Mads Hartman, Tracing a path to observability, is
a chronicle of Glitch’s efforts to gain visibility into its production systems—and make them more reliable. article ![]()
This article is a really nice outline of how different observability tools answer different kinds of questions.
There’s a pretty clear description of trade-offs in the options available.
Although not spelled out in the article, notice how much knowledge the engineers have to know about the underlying system in order to even make use of their metrics and logs?
> The problem is we only have access to aggregated values such as the mean, median, and 95th percentile. Since the slowdown isn’t affecting every project, these aren’t very useful. The slow-to-start projects haven’t made a dent in the aggregates, and we can’t use the metric to narrow down which projects are affected.
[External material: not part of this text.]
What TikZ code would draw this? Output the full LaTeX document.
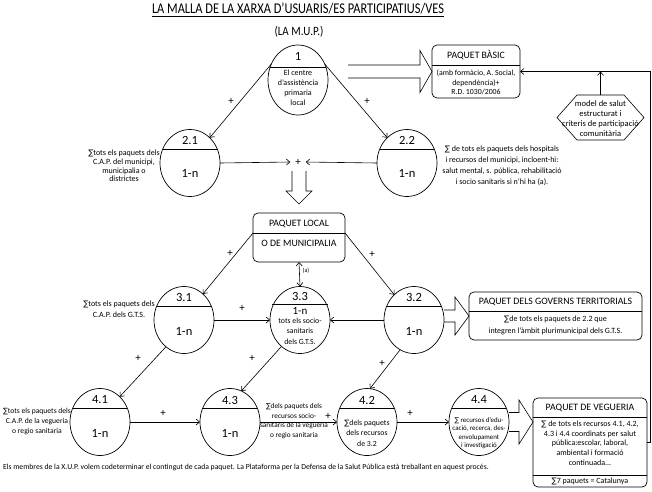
\documentclass[tikz,border=0pt]{standalone}
\usepackage{fontspec}
\setmainfont{Carlito}
\newfontfamily\mupsym{DejaVu Sans}
\newcommand\sumsym{{\mupsym\scalebox{0.95}{∑}}}
\usetikzlibrary{shapes.geometric,arrows.meta,calc}
\newcommand\mupchord[1]{\draw ($(#1.center)+(-27.25pt,14pt)$) -- ($(#1.center)+(27.25pt,14pt)$);}
\begin{document}
\begin{tikzpicture}[x=1pt,y=-1pt,line width=0.6pt,
  every node/.style={inner sep=0pt,outer sep=0pt},
  arr/.style={-{Straight Barb[length=3.5pt,width=6pt]}},
  arrtwo/.style={{Straight Barb[length=3.5pt,width=6pt]}-{Straight Barb[length=3.5pt,width=6pt]}},
  circ/.style={ellipse,draw,line width=0.7pt,minimum width=60pt,minimum height=67pt},
  num/.style={font=\fontsize{12.5}{12.5}\selectfont},
  ttl/.style={font=\fontsize{9.8}{9.8}\selectfont},
  pls/.style={font=\fontsize{11}{11}\selectfont},
  txt/.style={align=center,font=\fontsize{8}{#1}\selectfont},
  mupbox/.style={draw,rounded corners=5pt,line width=0.7pt},
  fatH/.style n args={3}{to path={let \p1=(\tikztostart),\p2=(\tikztotarget) in
    (\x1,\y2+#1) -- (\x2-#3,\y2+#1) -- (\x2-#3,\y2+#2) -- (\x2,\y2) -- (\x2-#3,\y2-#2) -- (\x2-#3,\y2-#1) -- (\x1,\y2-#1)}},
  fatV/.style n args={3}{to path={let \p1=(\tikztostart),\p2=(\tikztotarget) in
    (\x2+#1,\y1) -- (\x2+#1,\y2+#3) -- (\x2+#2,\y2+#3) -- (\x2,\y2) -- (\x2-#2,\y2+#3) -- (\x2-#1,\y2+#3) -- (\x2-#1,\y1)}},
]
\useasboundingbox (0,0) rectangle (652,491);

% titles
\node[font=\fontsize{12.4}{12.4}\selectfont] (title) at (298,10) {\underline{\scalebox{1}[1.2]{LA MALLA DE LA XARXA D'USUARIS/ES PARTICIPATIUS/VES}}};
\node[font=\fontsize{11}{11}\selectfont] (sub) at (299,32) {\scalebox{1}[1.15]{(LA M.U.P.)}};

% node 1
\node[circ,minimum height=70pt] (n1) at (298,80) {};
\draw ($(n1.center)+(-27.9pt,13pt)$) -- ($(n1.center)+(27.9pt,13pt)$);
\node[num] (n1n) at (298,56) {1};
\node[align=center,font=\fontsize{8}{10}\selectfont] (n1t) at (298,88) {El centre\\d'assistència\\primaria\\local};

% level 2
\node[circ] (n21) at (190,163) {};
\mupchord{n21}
\node[num] (n21n) at (190,140) {2.1};
\node[num] (n21m) at (190,173) {1-n};
\node[txt=8.8] (t21) at (124,166) {\sumsym tots els paquets dels\\C.A.P. del municipi,\\municipalia o\\districtes};

\node[circ] (n22) at (407,163) {};
\mupchord{n22}
\node[num] (n22n) at (407,140) {2.2};
\node[num] (n22m) at (407,173) {1-n};
\node[txt=11] (t22) at (502,165.5) {\sumsym{} de tots els paquets dels hospitals\\i recursos del municipi, incloent-hi:\\salut mental, s. pública, rehabilitació\\i socio sanitaris si n'hi ha (a).};

\node[pls,inner sep=5pt] (pl) at (298,162) {+};

% paquet basic
\node[mupbox,minimum width=88pt,minimum height=53pt] (basic) at (476,71.5) {};
\draw (basic.west |- 0,65) -- (basic.east |- 0,65);
\node[ttl] (basict) at (476,55.5) {PAQUET BÀSIC};
\node[align=center,font=\fontsize{7.8}{9.5}\selectfont] (basicb) at (476,82.5) {(amb formàcio, A. Social,\\dependència)+\\R.D. 1030/2006};

% hexagon
\node[minimum width=87pt,minimum height=45pt] (hex) at (600.5,117.5) {};
\draw (hex.west) -- ($(hex.north west)+(20pt,0pt)$) -- ($(hex.north east)+(-20pt,0pt)$) -- (hex.east) -- ($(hex.south east)+(-20pt,0pt)$) -- ($(hex.south west)+(20pt,0pt)$) -- cycle;
\node[align=center,font=\fontsize{8.5}{10}\selectfont] (hext) at (600.5,118.5) {model de salut\\estructurat i\\criteris de participació\\comunitària};

% paquet local
\node[mupbox,minimum width=92pt,minimum height=49pt] (local) at (299,237.5) {};
\draw (local.west |- 0,233) -- (local.east |- 0,233);
\node[ttl] (localt) at (299,223.5) {PAQUET LOCAL};
\node[ttl] (localb) at (299,243.5) {O DE MUNICIPALIA};

% level 3
\node[circ] (n31) at (184,320) {};
\mupchord{n31}
\node[num] (n31n) at (184,297) {3.1};
\node[num] (n31m) at (184,331) {1-n};
\node[txt=11] (t31) at (119,309) {\sumsym tots els paquets dels\\C.A.P. dels G.T.S.};

\node[circ] (n33) at (300,320) {};
\draw ($(n33.center)+(-28.2pt,16pt)$) -- ($(n33.center)+(28.2pt,16pt)$);
\node[num] (n33n) at (300,296) {3.3};
\node[font=\fontsize{11}{11}\selectfont] (n33m) at (300,311) {1-n};
\node[align=center,font=\fontsize{7.8}{10.5}\selectfont] (t33) at (300,331) {tots els socio-\\sanitaris\\dels G.T.S.};

\node[circ] (n32) at (414,320) {};
\mupchord{n32}
\node[num] (n32n) at (414,297) {3.2};
\node[num] (n32m) at (414,331) {1-n};

% paquet governs
\node[mupbox,minimum width=173pt,minimum height=48pt] (gov) at (555.5,316) {};
\draw (gov.west |- 0,311) -- (gov.east |- 0,311);
\node[ttl] (govt) at (555.5,301.5) {PAQUET DELS GOVERNS TERRITORIALS};
\node[txt=12] (govb) at (555.5,325) {\sumsym de tots els paquets de 2.2 que\\integren l'àmbit plurimunicipal dels G.T.S.};

% level 4
\node[circ] (n41) at (100,422) {};
\mupchord{n41}
\node[num] (n41n) at (100,400) {4.1};
\node[num] (n41m) at (100,433) {1-n};
\node[align=center,font=\fontsize{7.6}{10}\selectfont] (t41) at (37,422) {\sumsym tots els paquets dels\\C.A.P. de la vegueria\\o regio sanitaria};

\node[circ] (n43) at (230,422) {};
\mupchord{n43}
\node[num] (n43n) at (230,400) {4.3};
\node[num] (n43m) at (230,433) {1-n};
\node[align=center,font=\fontsize{7.3}{9.5}\selectfont] (t43) at (294,421) {\sumsym dels paquets dels\\recursos socio-\\sanitaris de la vegueria\\o regio sanitaria};

\node[circ] (n42) at (367,422) {};
\mupchord{n42}
\node[num] (n42n) at (367,400) {4.2};
\node[align=center,font=\fontsize{7.8}{10.5}\selectfont] (t42) at (367,433) {\sumsym dels paquets\\dels recursos\\de 3.2};

\node[circ] (n44) at (479,422) {};
\mupchord{n44}
\node[num] (n44n) at (479,400) {4.4};
\node[align=center,font=\fontsize{6.9}{8.4}\selectfont] (t44) at (479,433) {\sumsym{} recursos d'edu-\\cació, recerca, des-\\envolupament\\i investigació};

% paquet vegueria
\node[mupbox,minimum width=114pt,minimum height=89pt] (veg) at (590,442.5) {};
\draw (veg.west |- 0,417) -- (veg.east |- 0,417);
\draw (veg.west |- 0,475) -- (veg.east |- 0,475);
\node[ttl] (vegt) at (590,407.5) {PAQUET DE VEGUERIA};
\node[txt=9.7] (vegb) at (590,443) {\sumsym{} de tots els recursos 4.1, 4.2,\\4.3 i 4.4 coordinats per salut\\pública:escolar, laboral,\\ambiental i formació\\continuada...};
\node[txt=9] (vegf) at (590,481) {\sumsym 7 paquets = Catalunya};

% footer
\node[anchor=west,font=\fontsize{7.7}{7.7}\selectfont] (foot) at (3,467) {Els membres de la X.U.P. volem codeterminar el contingut de cada paquet. La Plataforma per la Defensa de la Salut Pública està treballant en aquest procés.};

% plus signs
\node[pls] (p1) at (231,101) {+};
\node[pls] (p2) at (367,101) {+};
\node[pls] (p3) at (230,253) {+};
\node[pls] (p4) at (372,254) {+};
\node[pls] (p5) at (242,308) {+};
\node[pls] (p6) at (138,358) {+};
\node[pls] (p7) at (252,358) {+};
\node[pls] (p8) at (382,363) {+};
\node[pls] (p9) at (163,413) {+};
\node[pls] (p10) at (328,416) {+};
\node[pls] (p11) at (410,413) {+};
\node[font=\fontsize{6}{6}\selectfont] (alab) at (306,271) {(a)};

% connectors
\draw[arr] (n1.149) -- (n21.52);
\draw[arr] (n1.31) -- (n22.128);
\draw[arr] (n21.east) -- (pl.west);
\draw[arr] (n22.west) -- (pl.east);
\draw[fatV={7pt}{13pt}{13pt}] ([yshift=-9pt]pl.center) to ([yshift=9pt]local.north);
\draw[fatH={6.5pt}{21pt}{12pt}] ([xshift=20pt]n1.east) to (basic.west);
\draw[arr] (veg.east) -- ++(3,0) |- (basic.east);
\draw[arr] (hex.north) -- (hex.north |- basic.east);

\draw[arr] ([yshift=4.5pt]local.west) -- (n31.54);
\draw[arr] ([yshift=4.5pt]local.east) -- (n32.128);
\draw[arrtwo] (local.south) -- (n33.north);
\draw[arr] (n31.east) -- (n33.west);
\draw[arr] (n32.west) -- (n33.east);
\draw[fatH={6pt}{19pt}{14pt}] (n32.east) to (gov.west);

\draw[arr] (n31.236) -- (n41.52);
\draw[arr] (n33.235) -- (n43.70);
\draw[arr] (n32.245) -- (n42.85);
\draw[arr] (n41.east) -- (n43.west);
\draw[arr] (n43.east) -- (n42.west);
\draw[arr] (n42.east) -- (n44.west);
\draw[fatH={9.5pt}{22pt}{14pt}] (n44.east) to (veg.west |- n44.east);
\end{tikzpicture}
\end{document}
This reads like a commentary about limits of aggregated data, but notice the mismatch between the metrics they started with and the questions they were asking.
Turning to logs for granularity… > Currently, 65 percent of our log lines are for timing operations. As traffic increases, this is becoming prohibitively expensive. Just seeing the system has trade-off decisions—judgement calls.
They turned to honeycomb & distributed tracing to narrow their search. Even here… > The tool couldn’t tell us why—for that **we’d have to rely on our expertise** and knowledge of our systems, or pull out the source code and start digging. _(emphasis is mine)_
In their conclusion we learn that in addition to hard trade-off decisions described earlier, there are unexpected pay-offs too. Getting better in one focused area can support wide-spread improvement.
> The observability practices we’ve adopted to help debug slow project starts have had positive side effects. With richer telemetry and more sophisticated tooling, we’re quicker to identify problems and disprove hypotheses. We’ve greatly reduced the duration of incidents and rarely have to make code changes to get answers to our questions. This is where observability really shines: It enhances your ability to ask questions of your systems, including ones you hadn’t originally thought to ask.
Humans can apply their skills in diverse ways. Skills developed in one area become a resource for other dimensions of work.